Easy loans a source of college problems
SACRAMENTO — Whenever educational issues are debated in the state Capitol, legislators operate from an unchallenged assumption: more government aid will lead to better opportunities for students. But the plight of a well-known Santa Ana-based private college system shows the reverse may often be true.
Corinthian Colleges, a for-profit company that owns Heald College and other career-oriented colleges, has announced that it is selling or closing its schools. This “swift crumbling,” as the Bay Area News Group called it, is the result of the U.S. Department of Education’s slashing of student aid to the colleges’ 72,000 students.
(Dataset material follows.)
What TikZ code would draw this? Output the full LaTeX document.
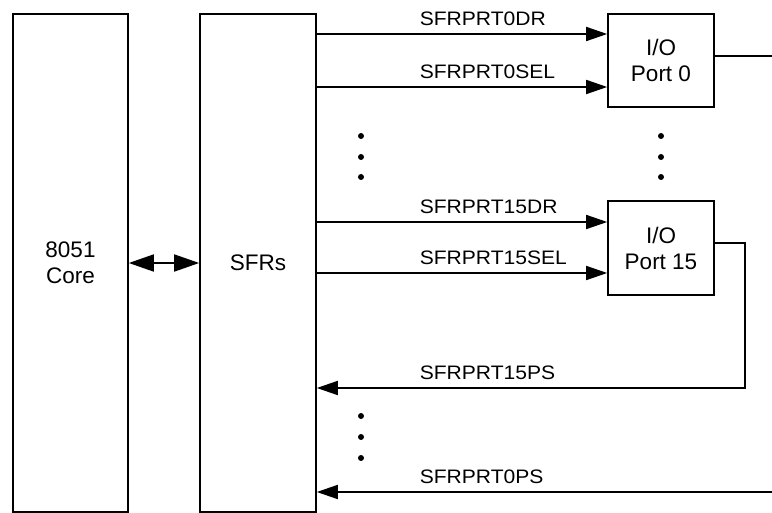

The colleges have been controversial. California Attorney General Kamala Harris’ office filed a complaint alleging that it “intentionally targeted low-income, vulnerable Californians through deceptive and false advertisements and aggressive marketing campaigns that misrepresented job-placement rates and school programs.”
That helped lead to federal action — a shut off of aid for three weeks unless the company provides information about student success rates. The Obama administration has softened its demand as officials figure out how to end Corinthian programs. California’s Legislature already banned new state aid to the schools for veterans.
And the AG’s office this week complained the company is “failing to tell prospective students that the schools to which they apply will all be sold or closed.” Corinthian executives have called Harris’ latest allegations a publicity stunt.
The schools’ defenders also allege elitism. Clearly, these schools aren’t designed to compete with the University of California. “Career colleges do a better job of helping students graduate and enter rewarding careers than traditional, state-funded schools,” argued one Heald official, in a Sacramento Bee column.
Nevertheless, there are plenty of allegations of high-pressure sales techniques and overly expensive courses that offer few real-world opportunities. Most critics focus on the profit motive, but the biggest problem may be the easy availability of government aid. The company cannot operate for very long once the spigot of federal dollars is turned off.
“Heald began in 1863 as a for-profit institution, and long before students turned to the federal government for student loans, it was formidable,” wrote former Heald President Larry Barton in the San Francisco Chronicle. “To pay for tuition, most students worked full or part time or borrowed from their families.”
Something changed. “As federal student loan program proliferated, especially in the 1970s, so too did the appetite of the private equity funds and private investors who saw broad opportunity by starting new ‘colleges’,” Barton added. Students needed to sign on the dotted line — and federal aid would flow toward the colleges.
State and federal officials can see the problem with some of these for-profit ventures (although many have fine reputations), but they don’t see how this dynamic infects the entire higher-education system.
A recent CNBC report pegs student-loan debt at around $1.2 trillion nationwide — with those numbers increasing as students pay for “skyrocketing tuition” costs. It’s inflationary. Most students take out loans to attend public and private universities, community colleges and non-profit schools, not these smaller for-profit ones.
Elite universities don’t face allegations of high-pressure sales tactics, but they, too, lock students into years of debt, and often offer degrees of questionable market value. And all types of schools are less rigorous in their spending when borrowed money keeps flowing, as news reports point to a nationwide spree by major universities of building luxury dormitories.
The Obama administration’s approach of choking off the student-aid dollars to Corinthian Colleges is sensible. But state and federal legislators need to learn a lesson that has a broad application beyond this one for-profit college system.